Sunday, January 9, 2011

What's Just Being Called "The Shooting"


[From the Arizona Star]


Yesterday in Tucson, some young fellow with a gun went Medieval on Rep. Gabrielle Giffords and shot her in the head. Then, according to witnesses and news reports, he opened indiscriminate fire on the people who had gathered at the Safeway store to see her and killed a Federal Judge, a little girl, assorted bystanders, and one of Giffords' staffers and injured a dozen more.

Just another shooting in America; they happen every day. Of course, like all the other political shootings in this country, there is now a Big Fight over who -- whether the "Left" or the "Right" -- is responsible, and endless calls for "all sides" to tone down The Rhetoric. It goes this way every time. And the next time it will go this way the next time, too, for it is taken for granted that there will be a Next Time. There always is.

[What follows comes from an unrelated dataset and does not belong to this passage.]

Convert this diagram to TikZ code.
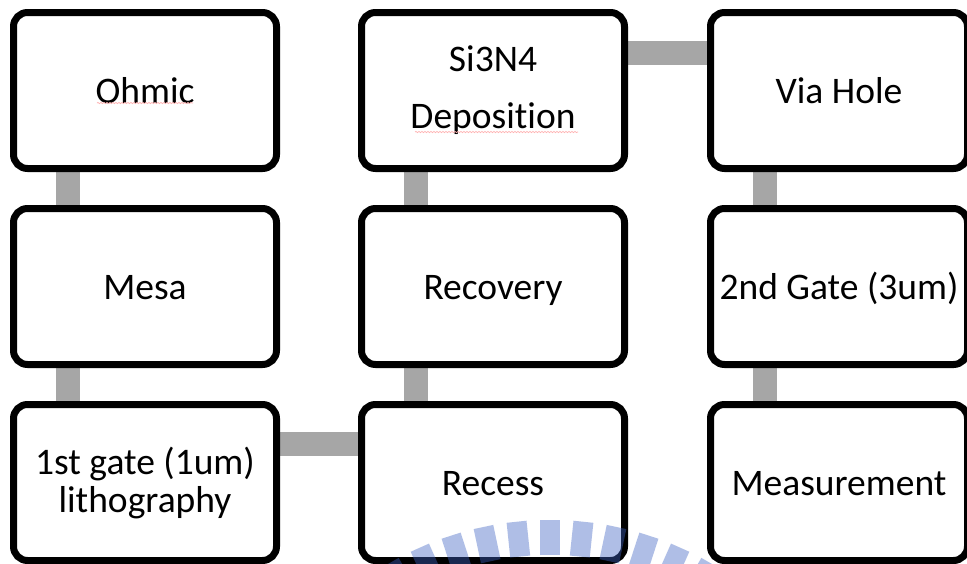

Political shootings and assassinations are as American and Mom's Apple Pie to the horror of most of the rest of the world, but that's the way it has always been in this country. Frustrated Americans, sane or crazy, from time to time take their frustrations out by violently assaulting or assassinating political figures.

And the rhetoric of violence and political assassination is so deeply rooted in the United States, though often denied or sublimated, that it is hard to imagine an America without constant allusions to gun play to satisfy one's anger, frustration or hatred. It's not just political rhetoric that's the problem. Gun play and killing is the foundation rock of so much American entertainment. No one remembers "The Sopranos?" Sure.

[Note: I only saw "The Sopranos" once, during which episode who knows how many poor sods were tortured and killed. I was horrified and disgusted that this television program had become the television program for all with it people to watch and enjoy and discuss endlessly. It was considered such a wonderful metaphor for Our Times, and so very well done. To my way of looking at it, "The Sopranos" was a celebration of violence, murder, torture and gangsterism and a relentless attack on any and all countervailing sense of morality or even common courtesy. It was monstrous. And it was a form of "permission" to those who wanted to behave that way.]

The Government will respond as it always does: retreating further behind its barricades and security apparat and expanding its surveillance of the rest of us. The media will go through its endless routine of "blaming both sides." The public, by and large, will go on as if nothing happened at all.

It's not unlike a scene I saw the other day of a security guard (an off-duty policeman) clubbing and pepper-spraying a citizen before dragging him off to a police substation (?!) in the gas station while the victim's friends (?!) watched placidly or stepped around the violence to retrieve things from the car beside which the beating and pepper spraying were taking place. They were simply too self involved to be concerned with what was happening right in front of them.

So it will be with this shooting.

Not to put too fine a point on it, but one of the things that Nazis did (and it wasn't just them, but it was more common with them) in Germany and especially in conquered territories was the spectacle of the public shaming, public beating, public summary execution or what have you. There were incidents of random summary executions on the street, of accused partisans being beheaded as passers by went about their business, of people being strung up to gallows or tied to posts and whipped or forced to parade around with signs around their necks describing their multitudes of crimes. This was one of the tactics used to frighten ordinary people into submission and compliance. And it worked remarkably well for a remarkably long time. The atrocities weren't just in the camps. They were on constant show in the streets. And people went right on with their business as if nothing was happening. But of course, they had witnessed what could happen to them or anyone if Authority so desired. So they kept their heads down and noses clean so as not to gain the notice of Authority.

That's very much what the American penchant for violence, shootings and assassinations is all about. Inculcating a herd mentality in the majority, while predators run free.